So Much "Harshness"


In perusing the various boards, both here and elsewhere ("we toured the world and elsewhere")one theme that seems to be prevalent is "my system sounds harsh" or "this cd player seems harsh", etc.

Why are complaints of "harshness" so common? Are people selecting the wrong components based on dealer demos where the "brighter" components sound better due to additional detail? Is it caused by a taste for music which is intentionally mixed bright to be heard better on transistor radios? (The radios are gone, but the mixing tradition lives on, doesn't it?) Are they simply listening louder than their systems will tolerate without deteriorating? I think this is pretty common.
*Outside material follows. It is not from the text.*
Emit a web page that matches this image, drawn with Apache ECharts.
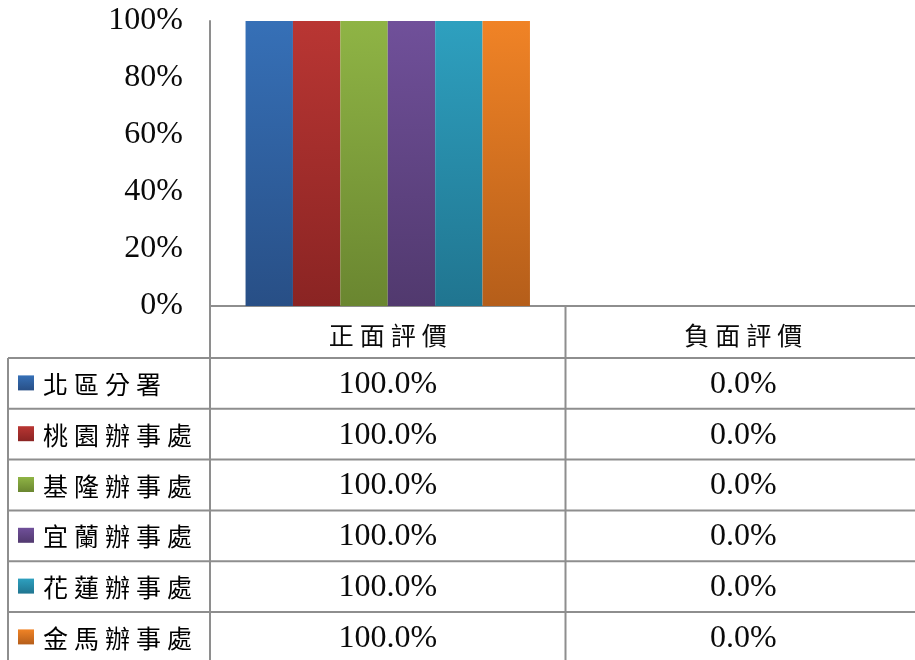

It costs a lot of money for a system that will deliver audiophile sound at high volume.

What do you think?
chayro
Hi Tvad, I did not plug the TT-PSU into the conditioner when I tried it, just the other electronics. It still had a very negative effect on the sound when the turntable was the source. I had read that these type of products generally have a better effect on digital sources than analog, and on video sources than audio, for that matter, and my experiment confirmed this for me. When the CD player was the source, the effect was only very slightly positive - slightly better bass, actually, which was a little surprising to me, and a slightly cleaner overall sound. With the turntable as the source, though, it was a drastic difference for the worse. The soundstage was greatly shrunken, and dynamics were compressed quite a bit, especially on the soft end - the softs were nowhere near as soft with the conditioner as they are without it. This was again a surprise, I would have thought it would be the other way around. Loud dynamics were also slightly compressed. The timbres of acoustic instruments and vocals were also not produced as accurately with the conditioner - it seemed to remove overtones is how I would describe it - the timbres were not as rich and complex as they should have been, and are without the conditioner. It also certainly removed much of the ambient noise of the original recording space. I realize that there are many others who have experienced a positive difference with power conditioners on vinyl - my brother is one, actually. He was present when I tried it and was particularly disappointed in the outcome in my system, since it works great in his. His set-up is quite a bit different from mine, though.

To get back more on topic here, I guess my point is that since these type of products will not make a positive difference in all kinds of systems, then one cannot consider them the most important fix for harshness, as some in this thread have suggested. They certainly won't "fix" a bad recording job, or "fix" overly bright equipment. IMO these things are much greater causes of "harshness" than electronic noise, though this is indeed a cause in many cases as well. I do find it interesting that most people I know with low powered amps and high effeciency speakers seem to complain much less about electronic noise in their systems anyway, and almost none of them (again, that I know) use power conditioners. I have to wonder if that has something to do with it. Maybe not - anyone else reading this have any thoughts on that?
I did not plug the TT-PSU into the conditioner when I tried it, just the other electronics. It still had a very negative effect on the sound when the turntable was the source.

Learsfool -- It seems to me that the resulting isolation between the ac grounds of the turntable and the preamp could be the reason for the negative effects you noted. That could very conceivably result in voltage differentials between the grounds of the two components, which could cause noise currents to flow between them in the ground wire of the phono cable (which has a substantial impedance at ultrasonic frequencies due to its inductance), from where they might couple into the lines carrying the signals from the cartridge, and cause intermodulation products or other effects within the audible spectrum.

I'm always leery about doing anything that would tend to isolate the ac grounds of components that are connected together with signal interconnects. Clearly it can be helpful in some systems, such as in cases where people have separate dedicated ac lines for the digital and the analog parts of the system, but it can also lead to problems with ground loops, voltage offsets between component chassis, and spurious noise currents flowing in interconnect shields or ground connections.

Thanks for the good clarifications, also, on multi-miking, re-takes, etc.

Regards,
-- Al
Learsfool, and then maybe its just that particular conditioner you tried. I've had a variety of conditioners in my system, a few did some of the things you speak of, others work wonderfully.
At the risk of sounding like Mr T, when we are referring to harshness, what assumptions are we working on, i.e. the extent of the complaints that folks are making about the degree of the complainers experience of harshness?

For example, in my responses I assumed a gross complaint, one that was a harshness readily apparent and objectionable on casual listening by an average neophyte, as opposed to a minimal harshness (aka edge) observed after careful listening by an experienced audiophile with good listening skills. These are two different things, are they not?

Tvad, for example, or Learsfool, are positioned to benefit from all levels of real improvement to their systems, but would a possessor of very modest equipment, and listening skills, benefit substantially from using, universally, things the same things?

I'm referring to fundamental improvements. When many folks complain, for example, that his new speakers sound 'harsh' to him, folks don't seem to often ask how the 'harshness' presents itself and to what degree. We simply tell him to buy some 'warm' wires, buy some tubes, ad infinitum, ad naseum.

Am I off base in this observation?
Harshness is a very general term. It is also a very common problem. It can result from lots of things as has been pointed out.

So the devil IS surely in the details when it comes to curing harshness. There is no single universal cause or antidote.